*INSTRUCTION*
Identify the lines that contain the word "this", then copy them.

*Code that draws figures*
====
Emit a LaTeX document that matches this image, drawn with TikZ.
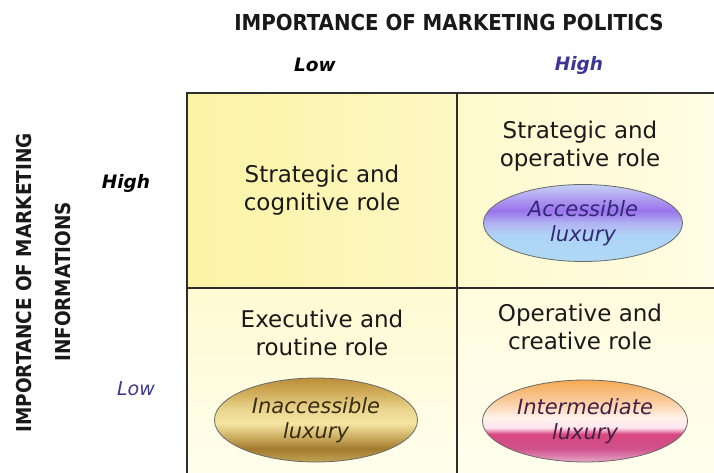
\documentclass[tikz,border=0pt]{standalone}
\usepackage{fontspec}
\setmainfont{DejaVu Sans}
\newfontfamily\condbold{DejaVu Sans Condensed Bold}
\usetikzlibrary{shapes.geometric}
\definecolor{gridline}{RGB}{45,45,45}
\definecolor{ulA}{RGB}{251,243,165}
\definecolor{ulB}{RGB}{253,248,196}
\definecolor{urA}{RGB}{254,249,205}
\definecolor{urB}{RGB}{255,253,228}
\definecolor{llA}{RGB}{254,250,210}
\definecolor{llB}{RGB}{255,254,236}
\definecolor{lrA}{RGB}{255,252,222}
\definecolor{lrB}{RGB}{255,254,238}
\definecolor{hiblue}{RGB}{60,55,150}
\definecolor{acctext}{RGB}{50,40,120}
\definecolor{inacctext}{RGB}{55,45,20}
\definecolor{intertext}{RGB}{70,30,70}
\definecolor{ellborder}{RGB}{105,105,105}
\pgfdeclareverticalshading{accshade}{100bp}{%
  rgb(0bp)=(0.69,0.85,0.96);
  rgb(25bp)=(0.69,0.85,0.96);
  rgb(42bp)=(0.68,0.83,0.96);
  rgb(50bp)=(0.70,0.70,0.95);
  rgb(58bp)=(0.60,0.45,0.92);
  rgb(64bp)=(0.66,0.58,0.94);
  rgb(75bp)=(0.78,0.82,0.96);
  rgb(100bp)=(0.78,0.82,0.96)}
\pgfdeclareverticalshading{inaccshade}{100bp}{%
  rgb(0bp)=(0.76,0.64,0.33);
  rgb(25bp)=(0.76,0.64,0.33);
  rgb(33bp)=(0.64,0.48,0.18);
  rgb(40bp)=(0.80,0.68,0.38);
  rgb(48bp)=(0.96,0.90,0.64);
  rgb(56bp)=(0.92,0.84,0.56);
  rgb(66bp)=(0.82,0.68,0.36);
  rgb(75bp)=(0.74,0.56,0.22);
  rgb(100bp)=(0.74,0.56,0.22)}
\pgfdeclareverticalshading{intershade}{100bp}{%
  rgb(0bp)=(0.90,0.66,0.78);
  rgb(25bp)=(0.90,0.66,0.78);
  rgb(33bp)=(0.82,0.32,0.55);
  rgb(42bp)=(0.84,0.28,0.50);
  rgb(46bp)=(1.00,0.90,0.94);
  rgb(52bp)=(1.00,0.95,0.92);
  rgb(62bp)=(0.98,0.80,0.62);
  rgb(75bp)=(0.96,0.66,0.32);
  rgb(100bp)=(0.96,0.66,0.32)}
\tikzset{
  cellline/.style={draw=gridline, line width=2pt},
  roletext/.style={align=center, font=\fontsize{23}{27.5}\selectfont, text=black!90, inner sep=0pt},
  titletext/.style={font=\fontsize{22}{26}\condbold, text=black!90, inner sep=0pt},
  axislbl/.style={font=\fontsize{18.5}{22}\selectfont\bfseries\itshape, inner sep=0pt},
  luxell/.style={ellipse, draw=ellborder, line width=0.8pt, shade, inner sep=0pt,
     align=center, font=\fontsize{21}{25}\selectfont\itshape},
}
\begin{document}
\begin{tikzpicture}[x=1pt,y=-1pt]
\useasboundingbox (0,0) rectangle (714,473);
\fill[white] (0,0) rectangle (714,473);
% cells
\shade[left color=ulA, right color=ulB] (187,93) rectangle (457,288);
\shade[left color=urA, right color=urB] (457,93) rectangle (714,288);
\shade[top color=llA, bottom color=llB] (187,288) rectangle (457,473);
\shade[top color=lrA, bottom color=lrB] (457,288) rectangle (714,473);
% grid
\coordinate (tl) at (187,93);
\coordinate (tr) at (714,93);
\coordinate (bl) at (187,473);
\coordinate (tm) at (457,93);
\coordinate (bm) at (457,473);
\coordinate (ml) at (187,288);
\coordinate (mr) at (714,288);
\draw[cellline] (bl) -- (tl) -- (tr);
\draw[cellline] (tm) -- (bm);
\draw[cellline] (ml) -- (mr);
% titles
\node[titletext] (toptitle) at (449,22) {IMPORTANCE OF MARKETING POLITICS};
\node[axislbl, text=black] (lowtop) at (315,65) {Low};
\node[axislbl, text=hiblue] (hightop) at (579,65) {High};
\node[titletext, font=\fontsize{20.5}{24}\condbold, rotate=90] (lefttitle1) at (24,283) {IMPORTANCE OF MARKETING};
\node[titletext, font=\fontsize{20.5}{24}\condbold, rotate=90] (lefttitle2) at (63,282) {INFORMATIONS};
\node[axislbl, text=black] (highleft) at (126,183) {High};
\node[axislbl, text=hiblue, font=\fontsize{19}{22}\selectfont\itshape] (lowleft) at (136,389) {Low};
% cell texts
\node[roletext] (ul) at (322,190) {Strategic and\\cognitive role};
\node[roletext] (ur) at (580,146) {Strategic and\\operative role};
\node[roletext] (ll) at (322,333) {Executive and\\routine role};
\node[roletext] (lr) at (580,327) {Operative and\\creative role};
% ellipses
\node[luxell, shading=accshade, text=acctext, minimum width=199pt, minimum height=77pt] (acc) at (583,223) {Accessible\\luxury};
\node[luxell, shading=inaccshade, text=inacctext, minimum width=203pt, minimum height=84pt] (inacc) at (316,420) {Inaccessible\\luxury};
\node[luxell, shading=intershade, text=intertext, minimum width=205pt, minimum height=82pt] (inter) at (585,421) {Intermediate\\luxury};
\end{tikzpicture}
\end{document}
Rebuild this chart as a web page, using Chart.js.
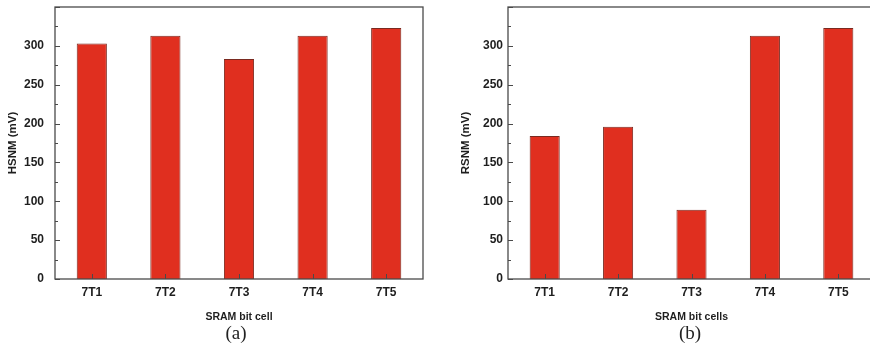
====
*ANSWER TO THE PROBLEM*
Emit a LaTeX document that matches this image, drawn with TikZ.
Rebuild this chart as a web page, using Chart.js.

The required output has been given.